* start *

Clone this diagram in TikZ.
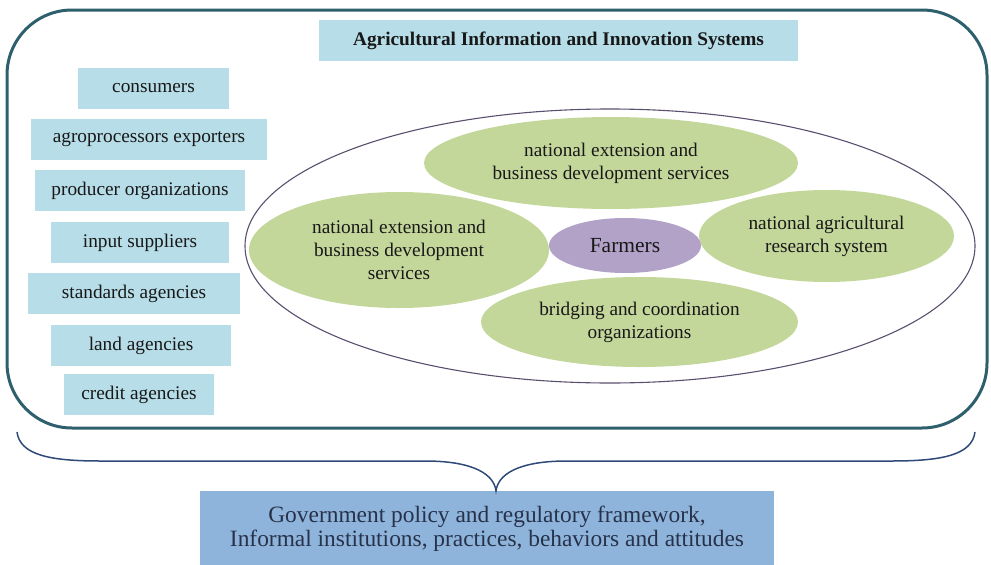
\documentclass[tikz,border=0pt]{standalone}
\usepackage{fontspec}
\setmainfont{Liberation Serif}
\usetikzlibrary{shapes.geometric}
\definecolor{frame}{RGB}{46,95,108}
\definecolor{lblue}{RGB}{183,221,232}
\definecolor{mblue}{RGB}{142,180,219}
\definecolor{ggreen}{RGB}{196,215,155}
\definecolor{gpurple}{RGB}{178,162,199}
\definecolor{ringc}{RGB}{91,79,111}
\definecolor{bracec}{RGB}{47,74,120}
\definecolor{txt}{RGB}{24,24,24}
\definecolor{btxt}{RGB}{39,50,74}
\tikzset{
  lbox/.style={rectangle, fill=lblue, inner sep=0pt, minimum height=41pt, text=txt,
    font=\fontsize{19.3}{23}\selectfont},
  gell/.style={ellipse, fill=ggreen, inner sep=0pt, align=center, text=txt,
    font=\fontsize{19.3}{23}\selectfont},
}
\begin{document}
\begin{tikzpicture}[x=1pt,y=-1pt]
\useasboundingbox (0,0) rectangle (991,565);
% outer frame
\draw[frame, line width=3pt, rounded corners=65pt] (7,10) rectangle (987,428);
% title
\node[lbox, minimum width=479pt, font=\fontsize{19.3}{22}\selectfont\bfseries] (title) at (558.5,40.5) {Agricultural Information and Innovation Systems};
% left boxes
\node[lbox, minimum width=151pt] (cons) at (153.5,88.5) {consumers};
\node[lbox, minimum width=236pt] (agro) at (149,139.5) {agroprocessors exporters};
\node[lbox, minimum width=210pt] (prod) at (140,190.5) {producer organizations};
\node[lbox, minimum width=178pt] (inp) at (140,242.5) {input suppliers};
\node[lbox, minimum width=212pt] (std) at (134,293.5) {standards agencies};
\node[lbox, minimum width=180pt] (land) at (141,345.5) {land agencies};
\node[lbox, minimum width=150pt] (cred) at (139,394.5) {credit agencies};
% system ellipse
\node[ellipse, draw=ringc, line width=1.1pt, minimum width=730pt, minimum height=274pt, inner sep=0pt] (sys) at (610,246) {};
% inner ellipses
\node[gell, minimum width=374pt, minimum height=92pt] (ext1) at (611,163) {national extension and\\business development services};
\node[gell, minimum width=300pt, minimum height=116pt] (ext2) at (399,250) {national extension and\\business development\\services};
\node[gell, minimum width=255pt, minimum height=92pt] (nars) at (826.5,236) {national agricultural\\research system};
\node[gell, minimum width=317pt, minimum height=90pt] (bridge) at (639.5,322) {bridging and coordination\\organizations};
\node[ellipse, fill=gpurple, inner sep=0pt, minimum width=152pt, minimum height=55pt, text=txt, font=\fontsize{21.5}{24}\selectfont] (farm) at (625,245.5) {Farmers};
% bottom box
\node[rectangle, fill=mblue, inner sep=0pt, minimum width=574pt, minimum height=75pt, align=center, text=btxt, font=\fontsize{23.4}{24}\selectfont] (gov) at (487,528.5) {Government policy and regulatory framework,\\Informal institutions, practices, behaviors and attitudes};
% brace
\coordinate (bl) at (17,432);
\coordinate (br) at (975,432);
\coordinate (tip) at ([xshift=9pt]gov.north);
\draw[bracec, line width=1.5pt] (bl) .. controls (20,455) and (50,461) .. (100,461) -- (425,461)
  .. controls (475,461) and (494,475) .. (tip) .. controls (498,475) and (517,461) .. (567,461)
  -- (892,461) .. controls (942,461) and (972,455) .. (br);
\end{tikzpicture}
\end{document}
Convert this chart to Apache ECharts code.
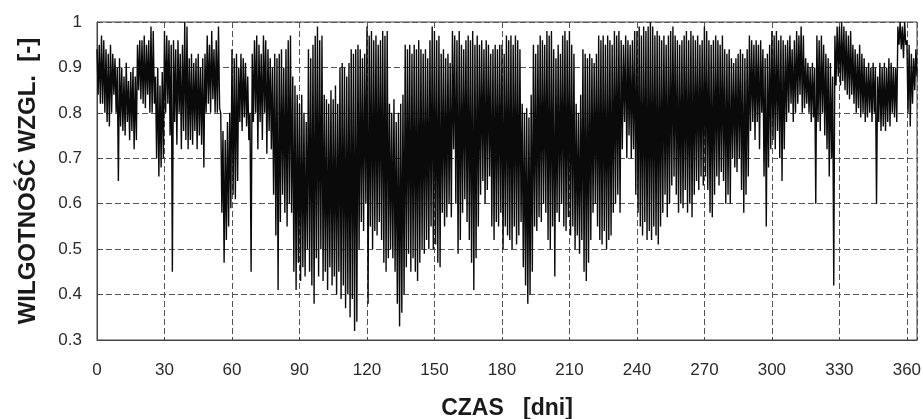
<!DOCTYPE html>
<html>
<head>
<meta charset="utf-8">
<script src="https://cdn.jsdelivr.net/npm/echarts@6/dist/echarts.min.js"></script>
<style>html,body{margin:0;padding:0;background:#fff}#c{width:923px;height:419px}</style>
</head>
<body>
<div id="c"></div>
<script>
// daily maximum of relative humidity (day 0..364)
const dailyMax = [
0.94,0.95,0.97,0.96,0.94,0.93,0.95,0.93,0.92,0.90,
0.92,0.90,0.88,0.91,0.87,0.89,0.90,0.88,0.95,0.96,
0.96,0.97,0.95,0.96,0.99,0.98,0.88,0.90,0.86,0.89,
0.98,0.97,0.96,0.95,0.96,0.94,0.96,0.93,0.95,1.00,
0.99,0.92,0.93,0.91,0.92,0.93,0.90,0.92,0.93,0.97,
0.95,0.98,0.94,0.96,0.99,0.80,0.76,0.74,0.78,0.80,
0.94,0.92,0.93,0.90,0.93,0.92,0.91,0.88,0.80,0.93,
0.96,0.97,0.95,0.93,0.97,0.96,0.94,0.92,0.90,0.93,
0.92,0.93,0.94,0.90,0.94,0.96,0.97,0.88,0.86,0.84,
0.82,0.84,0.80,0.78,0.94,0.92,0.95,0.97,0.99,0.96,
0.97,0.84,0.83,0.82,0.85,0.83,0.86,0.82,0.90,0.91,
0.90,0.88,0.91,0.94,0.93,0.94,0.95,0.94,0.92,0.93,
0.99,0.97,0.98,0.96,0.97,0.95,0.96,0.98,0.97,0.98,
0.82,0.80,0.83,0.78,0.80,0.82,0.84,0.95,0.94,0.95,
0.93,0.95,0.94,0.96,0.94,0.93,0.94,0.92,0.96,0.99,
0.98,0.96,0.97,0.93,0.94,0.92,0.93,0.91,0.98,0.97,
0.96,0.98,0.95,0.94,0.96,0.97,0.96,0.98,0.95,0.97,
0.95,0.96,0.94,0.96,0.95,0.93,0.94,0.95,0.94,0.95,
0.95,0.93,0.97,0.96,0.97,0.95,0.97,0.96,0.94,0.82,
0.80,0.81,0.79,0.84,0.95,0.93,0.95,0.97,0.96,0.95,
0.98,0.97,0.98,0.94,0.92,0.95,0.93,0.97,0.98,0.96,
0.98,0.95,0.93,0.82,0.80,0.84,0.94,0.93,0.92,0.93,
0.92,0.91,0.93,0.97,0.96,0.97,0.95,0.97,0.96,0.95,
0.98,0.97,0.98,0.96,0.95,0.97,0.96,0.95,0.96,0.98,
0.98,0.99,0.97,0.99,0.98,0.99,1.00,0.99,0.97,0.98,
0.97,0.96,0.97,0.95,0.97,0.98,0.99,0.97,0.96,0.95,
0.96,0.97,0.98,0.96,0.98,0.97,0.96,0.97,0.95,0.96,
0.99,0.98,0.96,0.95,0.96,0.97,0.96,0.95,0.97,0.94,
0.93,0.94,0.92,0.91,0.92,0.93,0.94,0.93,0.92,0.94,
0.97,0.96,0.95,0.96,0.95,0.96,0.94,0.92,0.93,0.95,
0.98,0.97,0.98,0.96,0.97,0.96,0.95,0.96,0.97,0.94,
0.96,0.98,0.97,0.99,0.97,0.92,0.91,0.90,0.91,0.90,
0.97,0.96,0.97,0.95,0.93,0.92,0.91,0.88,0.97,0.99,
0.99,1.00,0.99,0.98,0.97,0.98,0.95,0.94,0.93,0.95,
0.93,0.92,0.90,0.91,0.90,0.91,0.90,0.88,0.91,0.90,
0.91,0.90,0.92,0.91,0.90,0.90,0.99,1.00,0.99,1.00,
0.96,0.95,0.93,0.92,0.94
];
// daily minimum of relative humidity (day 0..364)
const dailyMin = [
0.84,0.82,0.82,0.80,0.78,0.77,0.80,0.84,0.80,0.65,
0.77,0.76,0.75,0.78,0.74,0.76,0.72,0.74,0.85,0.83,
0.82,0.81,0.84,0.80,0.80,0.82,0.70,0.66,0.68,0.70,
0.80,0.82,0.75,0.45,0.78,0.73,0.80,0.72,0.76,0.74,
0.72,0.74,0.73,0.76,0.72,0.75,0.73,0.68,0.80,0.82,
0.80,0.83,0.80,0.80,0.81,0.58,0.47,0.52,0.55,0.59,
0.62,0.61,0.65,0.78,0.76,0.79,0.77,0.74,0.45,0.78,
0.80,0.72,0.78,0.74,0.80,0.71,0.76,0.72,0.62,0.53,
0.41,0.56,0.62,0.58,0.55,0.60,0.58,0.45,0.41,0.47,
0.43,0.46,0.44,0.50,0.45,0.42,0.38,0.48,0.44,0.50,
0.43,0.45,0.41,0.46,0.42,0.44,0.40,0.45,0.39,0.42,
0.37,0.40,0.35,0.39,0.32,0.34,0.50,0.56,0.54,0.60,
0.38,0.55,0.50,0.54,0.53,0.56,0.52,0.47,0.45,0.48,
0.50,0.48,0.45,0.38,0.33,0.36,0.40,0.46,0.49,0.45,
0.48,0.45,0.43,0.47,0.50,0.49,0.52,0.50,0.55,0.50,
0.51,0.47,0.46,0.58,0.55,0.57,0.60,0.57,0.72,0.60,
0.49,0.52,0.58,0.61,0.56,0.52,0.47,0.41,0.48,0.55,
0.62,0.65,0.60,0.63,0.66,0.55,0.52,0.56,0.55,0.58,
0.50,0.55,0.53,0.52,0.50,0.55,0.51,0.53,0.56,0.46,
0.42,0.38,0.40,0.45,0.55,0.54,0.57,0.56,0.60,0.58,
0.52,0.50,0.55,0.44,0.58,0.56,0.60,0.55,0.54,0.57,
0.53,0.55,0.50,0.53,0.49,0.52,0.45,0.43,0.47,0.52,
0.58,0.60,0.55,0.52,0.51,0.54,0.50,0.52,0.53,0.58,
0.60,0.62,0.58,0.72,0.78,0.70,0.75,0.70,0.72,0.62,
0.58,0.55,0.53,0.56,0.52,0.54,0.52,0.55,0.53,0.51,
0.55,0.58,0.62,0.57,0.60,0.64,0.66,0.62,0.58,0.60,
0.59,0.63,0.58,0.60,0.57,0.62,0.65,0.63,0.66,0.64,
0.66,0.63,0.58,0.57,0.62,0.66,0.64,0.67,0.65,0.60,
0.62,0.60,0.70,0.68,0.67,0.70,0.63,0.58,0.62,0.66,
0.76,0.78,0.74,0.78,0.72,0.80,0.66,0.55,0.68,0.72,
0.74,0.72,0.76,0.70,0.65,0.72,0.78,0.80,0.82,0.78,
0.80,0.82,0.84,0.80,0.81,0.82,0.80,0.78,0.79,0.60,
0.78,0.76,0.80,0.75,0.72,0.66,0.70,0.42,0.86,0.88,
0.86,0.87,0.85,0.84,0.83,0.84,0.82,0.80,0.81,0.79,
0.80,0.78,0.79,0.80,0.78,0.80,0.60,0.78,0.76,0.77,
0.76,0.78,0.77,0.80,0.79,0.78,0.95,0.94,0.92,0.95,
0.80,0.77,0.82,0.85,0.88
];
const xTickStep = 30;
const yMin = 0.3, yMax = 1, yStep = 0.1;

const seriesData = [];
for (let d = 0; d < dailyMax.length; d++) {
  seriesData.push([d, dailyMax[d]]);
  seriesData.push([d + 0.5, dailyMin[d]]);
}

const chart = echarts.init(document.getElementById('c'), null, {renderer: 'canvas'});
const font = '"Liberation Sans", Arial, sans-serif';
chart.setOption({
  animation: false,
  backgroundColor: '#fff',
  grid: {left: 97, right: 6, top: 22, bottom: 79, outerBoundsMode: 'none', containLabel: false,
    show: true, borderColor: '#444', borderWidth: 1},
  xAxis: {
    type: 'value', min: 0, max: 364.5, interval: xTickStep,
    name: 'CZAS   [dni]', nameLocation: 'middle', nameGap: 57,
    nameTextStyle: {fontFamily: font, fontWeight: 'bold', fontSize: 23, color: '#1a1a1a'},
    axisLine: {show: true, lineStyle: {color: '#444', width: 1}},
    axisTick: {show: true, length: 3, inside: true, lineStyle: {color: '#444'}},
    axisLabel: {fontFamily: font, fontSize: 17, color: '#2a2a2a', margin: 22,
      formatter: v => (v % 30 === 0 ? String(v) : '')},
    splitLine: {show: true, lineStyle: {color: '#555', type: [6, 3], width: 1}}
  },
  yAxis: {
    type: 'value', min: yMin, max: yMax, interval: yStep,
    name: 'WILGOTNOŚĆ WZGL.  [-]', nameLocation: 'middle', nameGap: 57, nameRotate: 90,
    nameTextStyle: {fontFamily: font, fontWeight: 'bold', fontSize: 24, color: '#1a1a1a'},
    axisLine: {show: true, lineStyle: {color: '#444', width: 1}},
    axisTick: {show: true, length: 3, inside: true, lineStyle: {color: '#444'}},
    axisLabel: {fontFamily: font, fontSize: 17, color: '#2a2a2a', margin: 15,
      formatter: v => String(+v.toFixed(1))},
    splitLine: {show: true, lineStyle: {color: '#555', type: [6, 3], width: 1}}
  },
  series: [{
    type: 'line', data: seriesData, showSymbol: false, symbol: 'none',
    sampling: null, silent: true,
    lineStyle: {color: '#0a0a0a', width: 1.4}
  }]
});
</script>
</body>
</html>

* end *

» **Objective**
Look through the listing above. Pick out each line with "this" and copy it.

» **Reply to the task**
Clone this diagram in TikZ.
Convert this chart to Apache ECharts code.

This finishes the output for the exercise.